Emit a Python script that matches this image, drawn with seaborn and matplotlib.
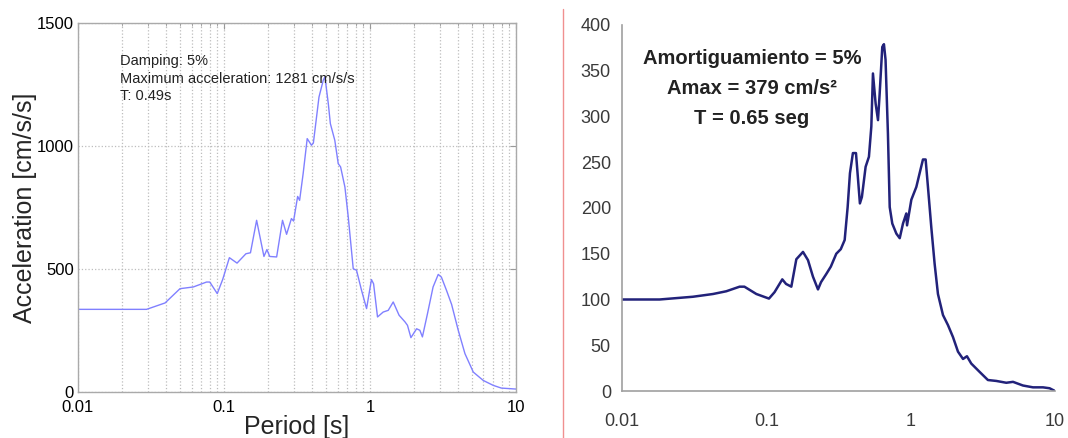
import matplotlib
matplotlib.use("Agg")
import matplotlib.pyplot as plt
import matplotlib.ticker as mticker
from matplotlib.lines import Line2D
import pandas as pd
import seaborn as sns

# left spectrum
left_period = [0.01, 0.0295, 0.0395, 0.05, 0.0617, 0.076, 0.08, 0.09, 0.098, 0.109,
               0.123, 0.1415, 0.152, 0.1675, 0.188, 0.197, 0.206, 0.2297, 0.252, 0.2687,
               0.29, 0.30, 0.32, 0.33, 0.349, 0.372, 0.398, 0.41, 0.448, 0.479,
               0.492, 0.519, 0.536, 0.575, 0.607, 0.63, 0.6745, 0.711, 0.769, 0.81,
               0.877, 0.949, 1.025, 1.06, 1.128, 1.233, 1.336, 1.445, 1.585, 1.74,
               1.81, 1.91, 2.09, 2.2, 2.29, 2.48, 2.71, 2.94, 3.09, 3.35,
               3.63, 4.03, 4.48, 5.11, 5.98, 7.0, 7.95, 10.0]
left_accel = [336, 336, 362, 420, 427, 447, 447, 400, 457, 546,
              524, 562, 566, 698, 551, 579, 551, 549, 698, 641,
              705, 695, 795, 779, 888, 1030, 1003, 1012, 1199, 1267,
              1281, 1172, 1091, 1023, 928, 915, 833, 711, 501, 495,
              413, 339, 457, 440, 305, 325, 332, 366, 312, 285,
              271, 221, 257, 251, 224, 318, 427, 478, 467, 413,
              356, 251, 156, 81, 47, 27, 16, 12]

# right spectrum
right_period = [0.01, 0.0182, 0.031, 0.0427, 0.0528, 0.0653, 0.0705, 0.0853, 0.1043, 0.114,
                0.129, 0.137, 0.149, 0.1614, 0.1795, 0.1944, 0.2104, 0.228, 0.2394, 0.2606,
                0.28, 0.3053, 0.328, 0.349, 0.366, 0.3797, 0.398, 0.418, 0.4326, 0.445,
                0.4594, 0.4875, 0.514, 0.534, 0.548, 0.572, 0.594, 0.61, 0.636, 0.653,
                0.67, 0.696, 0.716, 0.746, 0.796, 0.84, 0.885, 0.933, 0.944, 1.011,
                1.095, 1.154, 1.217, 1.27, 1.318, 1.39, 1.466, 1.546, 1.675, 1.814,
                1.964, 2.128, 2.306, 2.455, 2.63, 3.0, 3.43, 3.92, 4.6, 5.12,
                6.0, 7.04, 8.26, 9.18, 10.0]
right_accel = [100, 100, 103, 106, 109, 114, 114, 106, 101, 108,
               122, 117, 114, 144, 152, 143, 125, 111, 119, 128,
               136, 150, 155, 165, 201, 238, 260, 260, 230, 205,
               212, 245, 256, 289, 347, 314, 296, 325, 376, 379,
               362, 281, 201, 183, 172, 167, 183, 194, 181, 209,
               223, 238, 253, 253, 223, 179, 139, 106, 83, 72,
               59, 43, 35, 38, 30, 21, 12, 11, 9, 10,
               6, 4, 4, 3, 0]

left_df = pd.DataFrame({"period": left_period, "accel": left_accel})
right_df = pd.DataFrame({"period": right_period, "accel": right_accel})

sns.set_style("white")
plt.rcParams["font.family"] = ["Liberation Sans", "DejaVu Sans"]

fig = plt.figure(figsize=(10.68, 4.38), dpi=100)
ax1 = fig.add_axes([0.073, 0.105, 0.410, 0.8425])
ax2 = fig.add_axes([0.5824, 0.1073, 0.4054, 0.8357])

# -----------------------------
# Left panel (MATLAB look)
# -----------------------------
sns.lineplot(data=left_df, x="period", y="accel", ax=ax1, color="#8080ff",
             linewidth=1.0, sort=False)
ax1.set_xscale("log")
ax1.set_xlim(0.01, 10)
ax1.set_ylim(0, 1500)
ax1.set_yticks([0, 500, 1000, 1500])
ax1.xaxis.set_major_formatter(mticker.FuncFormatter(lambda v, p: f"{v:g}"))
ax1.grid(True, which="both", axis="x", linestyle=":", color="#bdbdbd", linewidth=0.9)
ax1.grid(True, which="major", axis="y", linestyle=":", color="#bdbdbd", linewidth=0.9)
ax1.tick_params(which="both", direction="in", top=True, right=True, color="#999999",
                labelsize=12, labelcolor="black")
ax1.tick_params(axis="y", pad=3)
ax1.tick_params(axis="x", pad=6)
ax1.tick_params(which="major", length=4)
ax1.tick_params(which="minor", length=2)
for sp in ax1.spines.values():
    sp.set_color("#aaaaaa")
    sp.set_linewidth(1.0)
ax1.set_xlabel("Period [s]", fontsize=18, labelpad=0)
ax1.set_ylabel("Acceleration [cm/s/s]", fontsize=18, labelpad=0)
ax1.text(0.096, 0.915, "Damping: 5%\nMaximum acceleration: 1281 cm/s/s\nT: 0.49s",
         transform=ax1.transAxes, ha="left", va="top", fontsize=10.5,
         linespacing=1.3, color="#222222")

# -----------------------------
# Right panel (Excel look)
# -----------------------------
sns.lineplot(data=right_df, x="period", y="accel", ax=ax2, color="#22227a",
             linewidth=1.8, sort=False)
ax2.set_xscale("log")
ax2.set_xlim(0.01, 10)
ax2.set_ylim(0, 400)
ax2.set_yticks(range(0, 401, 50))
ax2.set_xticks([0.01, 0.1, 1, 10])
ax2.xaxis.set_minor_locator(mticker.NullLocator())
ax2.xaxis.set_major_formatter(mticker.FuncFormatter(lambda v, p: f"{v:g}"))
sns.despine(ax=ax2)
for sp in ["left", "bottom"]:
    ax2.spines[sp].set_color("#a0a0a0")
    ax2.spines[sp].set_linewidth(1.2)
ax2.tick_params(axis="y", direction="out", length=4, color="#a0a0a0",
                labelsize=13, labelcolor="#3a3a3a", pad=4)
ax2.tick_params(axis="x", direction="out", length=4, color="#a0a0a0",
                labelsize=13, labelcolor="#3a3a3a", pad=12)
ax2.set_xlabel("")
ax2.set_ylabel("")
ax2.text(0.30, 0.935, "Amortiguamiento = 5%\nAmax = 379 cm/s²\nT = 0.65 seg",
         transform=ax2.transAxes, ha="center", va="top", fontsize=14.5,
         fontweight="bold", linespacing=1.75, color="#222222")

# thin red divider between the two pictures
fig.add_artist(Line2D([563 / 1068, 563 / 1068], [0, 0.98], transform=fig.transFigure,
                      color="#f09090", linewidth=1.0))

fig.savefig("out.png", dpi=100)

Exercise prompt —
Your task is to return the lines above, from the first one up to and including the line containing "import seaborn as sns", minus any pictures.

The output —
Emit a Python script that matches this image, drawn with seaborn and matplotlib.
import matplotlib
matplotlib.use("Agg")
import matplotlib.pyplot as plt
import matplotlib.ticker as mticker
from matplotlib.lines import Line2D
import pandas as pd
import seaborn as sns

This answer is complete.